● **YOUR TASK**
Output each line exactly as it appears, skipping any embedded picture.

◇ ◇ ◇

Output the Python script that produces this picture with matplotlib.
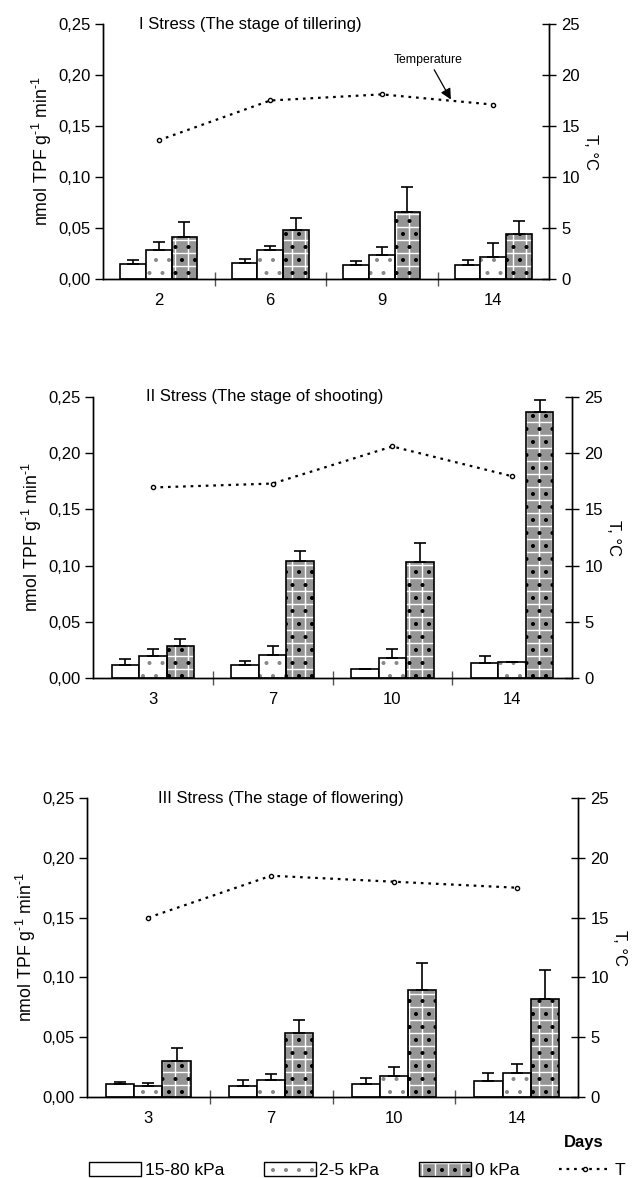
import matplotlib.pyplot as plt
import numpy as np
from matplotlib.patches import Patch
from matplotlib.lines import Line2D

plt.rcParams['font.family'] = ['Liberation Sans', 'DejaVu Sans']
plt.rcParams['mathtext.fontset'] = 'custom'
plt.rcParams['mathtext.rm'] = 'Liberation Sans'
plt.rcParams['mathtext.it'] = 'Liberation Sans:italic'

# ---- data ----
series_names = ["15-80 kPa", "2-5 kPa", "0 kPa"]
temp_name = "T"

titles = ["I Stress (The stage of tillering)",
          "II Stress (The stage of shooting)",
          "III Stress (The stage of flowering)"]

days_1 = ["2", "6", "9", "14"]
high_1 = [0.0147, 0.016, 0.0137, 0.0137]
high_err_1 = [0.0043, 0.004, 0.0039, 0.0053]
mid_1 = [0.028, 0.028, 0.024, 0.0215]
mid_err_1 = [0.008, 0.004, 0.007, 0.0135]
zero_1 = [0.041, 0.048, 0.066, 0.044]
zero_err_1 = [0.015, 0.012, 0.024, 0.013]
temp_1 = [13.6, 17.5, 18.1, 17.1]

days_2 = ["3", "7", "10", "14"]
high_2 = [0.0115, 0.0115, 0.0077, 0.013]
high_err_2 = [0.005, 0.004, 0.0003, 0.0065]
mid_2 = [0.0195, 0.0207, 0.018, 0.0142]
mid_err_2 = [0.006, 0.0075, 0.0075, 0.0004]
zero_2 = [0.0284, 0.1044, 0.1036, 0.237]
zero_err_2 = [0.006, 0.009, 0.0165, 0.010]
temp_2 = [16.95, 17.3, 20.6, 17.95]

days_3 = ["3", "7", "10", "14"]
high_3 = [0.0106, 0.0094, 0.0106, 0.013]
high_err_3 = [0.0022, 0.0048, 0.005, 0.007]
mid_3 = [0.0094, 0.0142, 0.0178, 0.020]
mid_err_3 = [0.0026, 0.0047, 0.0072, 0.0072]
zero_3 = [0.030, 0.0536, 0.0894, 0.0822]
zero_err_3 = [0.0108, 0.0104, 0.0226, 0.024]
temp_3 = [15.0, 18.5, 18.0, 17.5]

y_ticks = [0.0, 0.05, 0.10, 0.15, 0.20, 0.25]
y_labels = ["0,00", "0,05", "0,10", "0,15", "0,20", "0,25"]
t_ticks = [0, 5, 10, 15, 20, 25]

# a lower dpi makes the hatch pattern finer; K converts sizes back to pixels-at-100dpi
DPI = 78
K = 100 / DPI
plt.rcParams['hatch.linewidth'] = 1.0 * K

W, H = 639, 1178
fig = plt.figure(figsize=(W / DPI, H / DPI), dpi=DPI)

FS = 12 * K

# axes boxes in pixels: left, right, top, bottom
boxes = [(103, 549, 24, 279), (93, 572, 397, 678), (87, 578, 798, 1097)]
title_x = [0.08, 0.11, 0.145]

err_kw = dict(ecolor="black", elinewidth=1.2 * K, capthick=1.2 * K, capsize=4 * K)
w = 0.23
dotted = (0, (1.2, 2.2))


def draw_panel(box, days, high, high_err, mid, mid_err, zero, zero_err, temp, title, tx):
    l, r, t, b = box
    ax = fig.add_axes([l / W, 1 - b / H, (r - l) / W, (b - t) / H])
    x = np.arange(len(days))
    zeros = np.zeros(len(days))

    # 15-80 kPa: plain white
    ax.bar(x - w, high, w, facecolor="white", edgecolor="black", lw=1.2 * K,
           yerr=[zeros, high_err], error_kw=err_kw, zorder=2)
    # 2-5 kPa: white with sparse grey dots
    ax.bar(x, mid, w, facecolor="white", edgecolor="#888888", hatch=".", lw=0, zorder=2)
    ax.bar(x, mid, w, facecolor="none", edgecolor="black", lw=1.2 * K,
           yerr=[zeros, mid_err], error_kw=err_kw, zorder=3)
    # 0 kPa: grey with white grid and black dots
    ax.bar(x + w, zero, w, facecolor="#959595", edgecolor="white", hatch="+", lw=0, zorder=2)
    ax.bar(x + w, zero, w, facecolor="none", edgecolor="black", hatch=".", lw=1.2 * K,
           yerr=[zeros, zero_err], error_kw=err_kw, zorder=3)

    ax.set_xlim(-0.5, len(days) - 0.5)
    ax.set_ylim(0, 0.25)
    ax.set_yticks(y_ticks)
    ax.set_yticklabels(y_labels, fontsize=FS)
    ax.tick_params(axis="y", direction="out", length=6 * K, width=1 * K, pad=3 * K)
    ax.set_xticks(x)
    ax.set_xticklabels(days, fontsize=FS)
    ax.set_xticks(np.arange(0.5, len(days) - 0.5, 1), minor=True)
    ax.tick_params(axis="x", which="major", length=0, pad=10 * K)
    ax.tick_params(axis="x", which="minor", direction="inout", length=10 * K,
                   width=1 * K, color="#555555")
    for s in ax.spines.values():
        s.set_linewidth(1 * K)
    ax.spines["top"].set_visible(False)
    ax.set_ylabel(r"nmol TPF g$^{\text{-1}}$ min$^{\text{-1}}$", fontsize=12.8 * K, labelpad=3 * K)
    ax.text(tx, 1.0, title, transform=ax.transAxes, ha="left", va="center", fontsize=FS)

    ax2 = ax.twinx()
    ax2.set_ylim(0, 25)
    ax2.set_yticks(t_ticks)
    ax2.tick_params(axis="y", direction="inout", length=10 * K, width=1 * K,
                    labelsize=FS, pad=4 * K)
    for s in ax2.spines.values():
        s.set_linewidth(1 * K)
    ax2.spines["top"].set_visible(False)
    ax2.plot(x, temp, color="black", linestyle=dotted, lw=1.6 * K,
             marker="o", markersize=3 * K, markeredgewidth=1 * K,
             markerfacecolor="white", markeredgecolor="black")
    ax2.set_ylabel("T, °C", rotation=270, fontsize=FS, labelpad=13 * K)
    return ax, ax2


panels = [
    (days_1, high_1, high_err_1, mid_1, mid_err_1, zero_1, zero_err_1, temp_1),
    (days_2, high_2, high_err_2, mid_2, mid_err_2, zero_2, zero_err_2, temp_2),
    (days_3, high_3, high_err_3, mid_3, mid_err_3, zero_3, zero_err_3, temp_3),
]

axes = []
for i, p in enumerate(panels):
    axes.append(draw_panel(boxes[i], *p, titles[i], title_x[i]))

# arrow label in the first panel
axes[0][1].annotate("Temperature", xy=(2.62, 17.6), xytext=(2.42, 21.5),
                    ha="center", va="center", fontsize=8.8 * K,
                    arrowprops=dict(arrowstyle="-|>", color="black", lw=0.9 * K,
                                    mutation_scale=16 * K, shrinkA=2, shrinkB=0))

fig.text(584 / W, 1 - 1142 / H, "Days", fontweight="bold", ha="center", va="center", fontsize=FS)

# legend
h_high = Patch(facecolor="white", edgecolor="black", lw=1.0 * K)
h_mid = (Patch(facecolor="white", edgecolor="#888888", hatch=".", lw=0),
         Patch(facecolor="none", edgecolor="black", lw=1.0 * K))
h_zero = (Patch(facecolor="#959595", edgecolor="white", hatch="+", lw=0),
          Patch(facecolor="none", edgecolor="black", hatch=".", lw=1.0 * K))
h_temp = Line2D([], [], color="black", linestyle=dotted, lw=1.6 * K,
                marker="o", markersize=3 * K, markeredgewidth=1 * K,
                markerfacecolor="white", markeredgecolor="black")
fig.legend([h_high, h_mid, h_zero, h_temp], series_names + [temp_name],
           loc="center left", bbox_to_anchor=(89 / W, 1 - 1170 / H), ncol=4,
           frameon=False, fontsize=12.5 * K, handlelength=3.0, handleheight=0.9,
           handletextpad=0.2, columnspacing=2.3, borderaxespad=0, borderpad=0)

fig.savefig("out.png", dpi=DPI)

◇ ◇ ◇

● **THE RESULT**
Output the Python script that produces this picture with matplotlib.
import matplotlib.pyplot as plt
import numpy as np
from matplotlib.patches import Patch
from matplotlib.lines import Line2D

plt.rcParams['font.family'] = ['Liberation Sans', 'DejaVu Sans']
plt.rcParams['mathtext.fontset'] = 'custom'
plt.rcParams['mathtext.rm'] = 'Liberation Sans'
plt.rcParams['mathtext.it'] = 'Liberation Sans:italic'

# ---- data ----
series_names = ["15-80 kPa", "2-5 kPa", "0 kPa"]
temp_name = "T"

titles = ["I Stress (The stage of tillering)",
          "II Stress (The stage of shooting)",
          "III Stress (The stage of flowering)"]

days_1 = ["2", "6", "9", "14"]
high_1 = [0.0147, 0.016, 0.0137, 0.0137]
high_err_1 = [0.0043, 0.004, 0.0039, 0.0053]
mid_1 = [0.028, 0.028, 0.024, 0.0215]
mid_err_1 = [0.008, 0.004, 0.007, 0.0135]
zero_1 = [0.041, 0.048, 0.066, 0.044]
zero_err_1 = [0.015, 0.012, 0.024, 0.013]
temp_1 = [13.6, 17.5, 18.1, 17.1]

days_2 = ["3", "7", "10", "14"]
high_2 = [0.0115, 0.0115, 0.0077, 0.013]
high_err_2 = [0.005, 0.004, 0.0003, 0.0065]
mid_2 = [0.0195, 0.0207, 0.018, 0.0142]
mid_err_2 = [0.006, 0.0075, 0.0075, 0.0004]
zero_2 = [0.0284, 0.1044, 0.1036, 0.237]
zero_err_2 = [0.006, 0.009, 0.0165, 0.010]
temp_2 = [16.95, 17.3, 20.6, 17.95]

days_3 = ["3", "7", "10", "14"]
high_3 = [0.0106, 0.0094, 0.0106, 0.013]
high_err_3 = [0.0022, 0.0048, 0.005, 0.007]
mid_3 = [0.0094, 0.0142, 0.0178, 0.020]
mid_err_3 = [0.0026, 0.0047, 0.0072, 0.0072]
zero_3 = [0.030, 0.0536, 0.0894, 0.0822]
zero_err_3 = [0.0108, 0.0104, 0.0226, 0.024]
temp_3 = [15.0, 18.5, 18.0, 17.5]

y_ticks = [0.0, 0.05, 0.10, 0.15, 0.20, 0.25]
y_labels = ["0,00", "0,05", "0,10", "0,15", "0,20", "0,25"]
t_ticks = [0, 5, 10, 15, 20, 25]

# a lower dpi makes the hatch pattern finer; K converts sizes back to pixels-at-100dpi
DPI = 78
K = 100 / DPI
plt.rcParams['hatch.linewidth'] = 1.0 * K

W, H = 639, 1178
fig = plt.figure(figsize=(W / DPI, H / DPI), dpi=DPI)

FS = 12 * K

# axes boxes in pixels: left, right, top, bottom
boxes = [(103, 549, 24, 279), (93, 572, 397, 678), (87, 578, 798, 1097)]
title_x = [0.08, 0.11, 0.145]

err_kw = dict(ecolor="black", elinewidth=1.2 * K, capthick=1.2 * K, capsize=4 * K)
w = 0.23
dotted = (0, (1.2, 2.2))


def draw_panel(box, days, high, high_err, mid, mid_err, zero, zero_err, temp, title, tx):
    l, r, t, b = box
    ax = fig.add_axes([l / W, 1 - b / H, (r - l) / W, (b - t) / H])
    x = np.arange(len(days))
    zeros = np.zeros(len(days))

    # 15-80 kPa: plain white
    ax.bar(x - w, high, w, facecolor="white", edgecolor="black", lw=1.2 * K,
           yerr=[zeros, high_err], error_kw=err_kw, zorder=2)
    # 2-5 kPa: white with sparse grey dots
    ax.bar(x, mid, w, facecolor="white", edgecolor="#888888", hatch=".", lw=0, zorder=2)
    ax.bar(x, mid, w, facecolor="none", edgecolor="black", lw=1.2 * K,
           yerr=[zeros, mid_err], error_kw=err_kw, zorder=3)
    # 0 kPa: grey with white grid and black dots
    ax.bar(x + w, zero, w, facecolor="#959595", edgecolor="white", hatch="+", lw=0, zorder=2)
    ax.bar(x + w, zero, w, facecolor="none", edgecolor="black", hatch=".", lw=1.2 * K,
           yerr=[zeros, zero_err], error_kw=err_kw, zorder=3)

    ax.set_xlim(-0.5, len(days) - 0.5)
    ax.set_ylim(0, 0.25)
    ax.set_yticks(y_ticks)
    ax.set_yticklabels(y_labels, fontsize=FS)
    ax.tick_params(axis="y", direction="out", length=6 * K, width=1 * K, pad=3 * K)
    ax.set_xticks(x)
    ax.set_xticklabels(days, fontsize=FS)
    ax.set_xticks(np.arange(0.5, len(days) - 0.5, 1), minor=True)
    ax.tick_params(axis="x", which="major", length=0, pad=10 * K)
    ax.tick_params(axis="x", which="minor", direction="inout", length=10 * K,
                   width=1 * K, color="#555555")
    for s in ax.spines.values():
        s.set_linewidth(1 * K)
    ax.spines["top"].set_visible(False)
    ax.set_ylabel(r"nmol TPF g$^{\text{-1}}$ min$^{\text{-1}}$", fontsize=12.8 * K, labelpad=3 * K)
    ax.text(tx, 1.0, title, transform=ax.transAxes, ha="left", va="center", fontsize=FS)

    ax2 = ax.twinx()
    ax2.set_ylim(0, 25)
    ax2.set_yticks(t_ticks)
    ax2.tick_params(axis="y", direction="inout", length=10 * K, width=1 * K,
                    labelsize=FS, pad=4 * K)
    for s in ax2.spines.values():
        s.set_linewidth(1 * K)
    ax2.spines["top"].set_visible(False)
    ax2.plot(x, temp, color="black", linestyle=dotted, lw=1.6 * K,
             marker="o", markersize=3 * K, markeredgewidth=1 * K,
             markerfacecolor="white", markeredgecolor="black")
    ax2.set_ylabel("T, °C", rotation=270, fontsize=FS, labelpad=13 * K)
    return ax, ax2


panels = [
    (days_1, high_1, high_err_1, mid_1, mid_err_1, zero_1, zero_err_1, temp_1),
    (days_2, high_2, high_err_2, mid_2, mid_err_2, zero_2, zero_err_2, temp_2),
    (days_3, high_3, high_err_3, mid_3, mid_err_3, zero_3, zero_err_3, temp_3),
]

axes = []
for i, p in enumerate(panels):
    axes.append(draw_panel(boxes[i], *p, titles[i], title_x[i]))

# arrow label in the first panel
axes[0][1].annotate("Temperature", xy=(2.62, 17.6), xytext=(2.42, 21.5),
                    ha="center", va="center", fontsize=8.8 * K,
                    arrowprops=dict(arrowstyle="-|>", color="black", lw=0.9 * K,
                                    mutation_scale=16 * K, shrinkA=2, shrinkB=0))

fig.text(584 / W, 1 - 1142 / H, "Days", fontweight="bold", ha="center", va="center", fontsize=FS)

# legend
h_high = Patch(facecolor="white", edgecolor="black", lw=1.0 * K)
h_mid = (Patch(facecolor="white", edgecolor="#888888", hatch=".", lw=0),
         Patch(facecolor="none", edgecolor="black", lw=1.0 * K))
h_zero = (Patch(facecolor="#959595", edgecolor="white", hatch="+", lw=0),
          Patch(facecolor="none", edgecolor="black", hatch=".", lw=1.0 * K))
h_temp = Line2D([], [], color="black", linestyle=dotted, lw=1.6 * K,
                marker="o", markersize=3 * K, markeredgewidth=1 * K,
                markerfacecolor="white", markeredgecolor="black")
fig.legend([h_high, h_mid, h_zero, h_temp], series_names + [temp_name],
           loc="center left", bbox_to_anchor=(89 / W, 1 - 1170 / H), ncol=4,
           frameon=False, fontsize=12.5 * K, handlelength=3.0, handleheight=0.9,
           handletextpad=0.2, columnspacing=2.3, borderaxespad=0, borderpad=0)

fig.savefig("out.png", dpi=DPI)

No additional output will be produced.